The Spirit of Kansan: Can’t Never Could Do Anything
On Kansas’ 160th anniversary of statehood, we wanted to share a Kansas Day essay written by Executive Director Carolyn Dunn for the 150th anniversary.
Last summer, my boys then age 6 and 4, decided they wanted to build a tree house from scrap lumber. My initial reaction to them was, “Building a tree house is harder than you might think” to which my oldest son gave me a level look and retorted “We can do it if we want to.” Well, I was put in my place; far be it for me to define what is and isn’t possible. As a 6th generation Kansan, a dose of grit and determination must be in his blood. Over the past 150 years, that sense of determination has directed many a Kansan to not give up so easily.

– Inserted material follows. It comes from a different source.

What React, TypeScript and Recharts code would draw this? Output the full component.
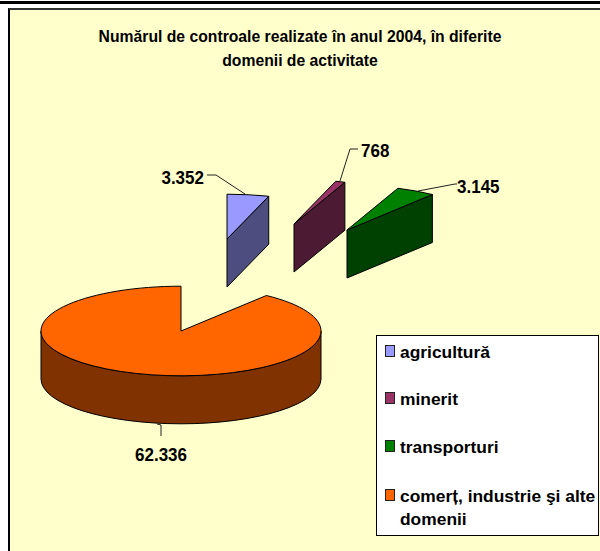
import { Legend, Pie, PieChart } from "recharts";

const categories = [
  "agricultură",
  "minerit",
  "transporturi",
  "comerț, industrie şi alte domenii",
];
const controls = [3352, 768, 3145, 62336];

const topColors = ["#9999FF", "#993366", "#008000", "#FF6600"];
const sideColors = ["#4D4D80", "#4D1A33", "#004000", "#803300"];

// how far each slice is pulled away from the pie centre, in px
const explodeX = [46, 113, 166, 0];
const explodeY = [-92, -107, -101, 0];

// leader line points and label anchor
const leaderLines = [
  "M 245 194 L 216 175 L 207 175",
  "M 340 181 L 350 149 L 358 149",
  "M 418 191 L 455 184 L 457 184",
  "M 157 424 L 161 425 L 161 436",
];
const labelX = [204, 361, 457, 161];
const labelY = [177, 150, 186, 454];
const labelAnchors = ["end", "start", "start", "middle"];

const legendTops = [5, 52, 100, 149];

const SQUASH = 0.32;
const DEPTH = 48;

const chartData = categories.map((name, i) => ({ name, value: controls[i] }));

function formatValue(n: number): string {
  return String(n).replace(/\B(?=(\d{3})+$)/g, ".");
}

function Slice3D(props: any) {
  const { cx, cy, outerRadius, startAngle, endAngle, index } = props;
  const ox = cx + explodeX[index];
  const oy = cy + explodeY[index];
  const rx = outerRadius;
  const ry = outerRadius * SQUASH;
  const pt = (deg: number, drop = 0): [number, number] => {
    const rad = (deg * Math.PI) / 180;
    return [ox + rx * Math.cos(rad), oy - ry * Math.sin(rad) + drop];
  };
  const [sx, sy] = pt(startAngle);
  const [ex, ey] = pt(endAngle);
  const large = Math.abs(startAngle - endAngle) > 180 ? 1 : 0;
  const top = `M ${ox} ${oy} L ${sx} ${sy} A ${rx} ${ry} 0 ${large} 1 ${ex} ${ey} Z`;

  const walls: string[] = [];
  // radial wall at the end of the sweep faces the viewer only on the right side
  const endSin = Math.sin((endAngle * Math.PI) / 180);
  const endCos = Math.cos((endAngle * Math.PI) / 180);
  if (endCos > 0.001) {
    walls.push(
      `M ${ox} ${oy} L ${ex} ${ey} L ${ex} ${ey + DEPTH} L ${ox} ${oy + DEPTH} Z`,
    );
  }
  // rim: the part of the outer arc that lies in the lower half (180..360 deg)
  if (Math.abs(startAngle - endAngle) > 180 && endSin >= -0.001) {
    const [lx, ly] = pt(180);
    const [rx2, ry2] = pt(0);
    walls.push(
      `M ${lx} ${ly} A ${rx} ${ry} 0 0 0 ${rx2} ${ry2} L ${rx2} ${ry2 + DEPTH} A ${rx} ${ry} 0 0 1 ${lx} ${ly + DEPTH} Z`,
    );
  }

  return (
    <g>
      {walls.map((d) => (
        <path key={d} d={d} fill={sideColors[index]} stroke="#000" strokeWidth={1} />
      ))}
      <path d={top} fill={topColors[index]} stroke="#000" strokeWidth={1} />
    </g>
  );
}

function SliceLabel(props: any) {
  const { index } = props;
  return (
    <g>
      <path d={leaderLines[index]} fill="none" stroke="#222" strokeWidth={1} />
      <text
        transform={`translate(${labelX[index]} ${labelY[index] + 7}) scale(0.92 1)`}
        textAnchor={labelAnchors[index] as any}
        fontFamily="Liberation Sans"
        fontWeight="bold"
        fontSize={18.5}
        fill="#000"
      >
        {formatValue(controls[index])}
      </text>
    </g>
  );
}

function LegendBox() {
  return (
    <div
      style={{
        boxSizing: "border-box",
        width: 223,
        height: 201,
        background: "#fff",
        border: "1px solid #000",
        fontFamily: "Liberation Sans",
        fontWeight: "bold",
        fontSize: 17.4,
        lineHeight: "23px",
        color: "#000",
        position: "relative",
      }}
    >
      {categories.map((name, i) => (
        <div
          key={name}
          style={{
            position: "absolute",
            left: 23,
            top: legendTops[i],
            width: 199,
          }}
        >
          <span
            style={{
              position: "absolute",
              left: -15,
              top: 4,
              width: 8,
              height: 10,
              background: topColors[i],
              border: "1.5px solid #222",
            }}
          />
          {name}
        </div>
      ))}
    </div>
  );
}

export default function App() {
  return (
    <div style={{ position: "absolute", left: 0, top: 0, width: 600, height: 551, background: "#fff", overflow: "hidden" }}>
      <div style={{ position: "absolute", left: 0, top: 1, width: 600, height: 3, background: "#000" }} />
      <div
        style={{
          position: "absolute",
          left: 8,
          top: 8,
          width: 592,
          height: 543,
          boxSizing: "border-box",
          background: "#FFFFCC",
          borderLeft: "2px solid #000",
          borderTop: "2px solid #333",
        }}
      />
      <div
        style={{
          position: "absolute",
          left: 0,
          top: 25,
          width: 600,
          textAlign: "center",
          fontFamily: "Liberation Sans",
          fontWeight: "bold",
          fontSize: 17,
          lineHeight: "24px",
          color: "#000",
          transform: "scaleX(0.925)",
        }}
      >
        Numărul de controale realizate în anul 2004, în diferite
        <br />
        domenii de activitate
      </div>
      <div style={{ position: "absolute", left: 0, top: 0 }}>
        <PieChart width={600} height={551} margin={{ top: 0, right: 0, bottom: 0, left: 0 }}>
          <Pie
            data={chartData}
            dataKey="value"
            nameKey="name"
            cx={181}
            cy={331}
            outerRadius={140}
            startAngle={90}
            endAngle={-270}
            paddingAngle={0}
            shape={Slice3D}
            label={SliceLabel}
            labelLine={false}
            isAnimationActive={false}
          />
          <Legend
            content={LegendBox}
            wrapperStyle={{ position: "absolute", left: 376, top: 335, width: 223, height: 201 }}
          />
        </PieChart>
      </div>
    </div>
  );
}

When I was young and my dad thought I wasn’t giving something the proper effort, he used to tell me “Can’t never could do anything,” a phrase his mother used on him when he was a kid. Colloquial grammar aside, I got the point: you can’t succeed if you don’t try. So don’t give up. In Bob Dole’s memoirs, I read that his mom used the exact same phrase with him as a kid, and that they were words he drew upon in the trying days following his debilitating WWII injuries and his subsequent rise to the highest-ranking Republican in the U.S. Senate.
On January 29, nearly every grade school classroom conducts a review of the famous Kansans who exhibited the pioneering spirit. Along with Bob Dole, there’s Dwight Eisenhower, Amelia Earhart, and Carrie Nation. And anyone who’s walked the halls of the state capitol can’t forget the larger-than-life mural of angry John Brown. I think it’s safe to say HE wasn’t ready to give up.
But there are plenty of not-so-famous Kansans who carried that banner as well. My first Kansas ancestor was my great-great-grandfather Isaac Farris. A member of the Iowa regiment in the Union Army during the Civil War, he made his way to Kansas after being wounded in the battle of Gettysburg and being discharged. His health reportedly was never very good following the war injuries, but he did succeed in establishing a farm and having a family. He used his Civil War pension to buy land that was part of the farm where I grew up. I can remember one time as a child my dad showing me the deed that Isaac signed when he purchased the land. It was signed with an X by the Chief of the Chippewa Indian tribe.
Around 1904, my great-grandmother Charlotte May Williams Farris journeyed by herself and her two young sons to homestead in Morton County in far southwest Kansas while her husband and oldest son maintained the farm at home in Franklin County in eastern Kansas. The three of them lived in a sod house at a time when there was little other settlement besides the Santa Fe railroad. During their stay there, my grandfather and his brother were reprimanded on at least one occasion for “borrowing” the railroad’s hand cart – the ones that pumped like a teeter-totter – to ride to town a couple of miles away. Secretly, the adults were a little amazed that the boys had enough “lead in their britches” to power the cart. Two years later and land deed in hand, Great-Grandma and her sons returned to Franklin County. The businessperson of her generation, she later sold the land to make improvements to the home farm. I’ve listened to my dad’s generation describe Grandma as hell on wheels, while mild-mannered Grandpa was along for the ride. What a perfect combination to pass along those core Kansas traits: salt of the earth peppered with a spirit of adventure, persistence, and risk-taking.
Good thing, too, because that spirit was needed in following generations as persistence was put to the test: keeping the farming business afloat wasn’t easy in the 1930s, nor the 1980s, but the descendants of Kansas pioneers were determined, and they succeeded.
When I came of age my idea of adventure was to venture to the big city, and for a time I lived in Washington, D.C. Still rooted in my Kansas values to help a neighbor, I volunteered to teach remedial math and English classes to adults seeking their GED. The classes were held in a basement of a church in a rough part of the inner-city, but I wasn’t daunted. One night I came out of the building with my guard down, and a young punk grabbed my purse and took off. My reaction was indignant, and I started to chase him. A bystander started running with me, and emboldened by the assistance of someone who knew the neighborhood, I continued to chase up the street, down an alley, and to a building where the purse-snatcher entered. The door was glass, and I could see that he had simply dropped the purse when he got inside. Cautiously, I opened the door and retrieved the purse, all contents intact, and the neighborhood watchman escorted me to my car.
I know full well how easily that story could have had a very different outcome, which leads me to reflect on how my experience ties together with the Kansans of my heritage: whether on a Civil War battlefield, homesteading the desolate prairie, farming through drought, or an inner-city mugging, we survive by the hand of God. But a good bit of personal persistence doesn’t hurt, either.
My sons did build their version of a tree house last summer. It is three boards of uneven length, nailed to two branches to create a very uneven platform. During the summer, leaves concealed it and for the boys it was the perfect hiding spot to sit and eat snacks. As fall came and the leaves fell, the unsightly boards were exposed. Objectively speaking it’s an eyesore, but I’ve not had the heart to take it down. When I see it, I see a real-life example of the spirit “Can’t never could do anything.”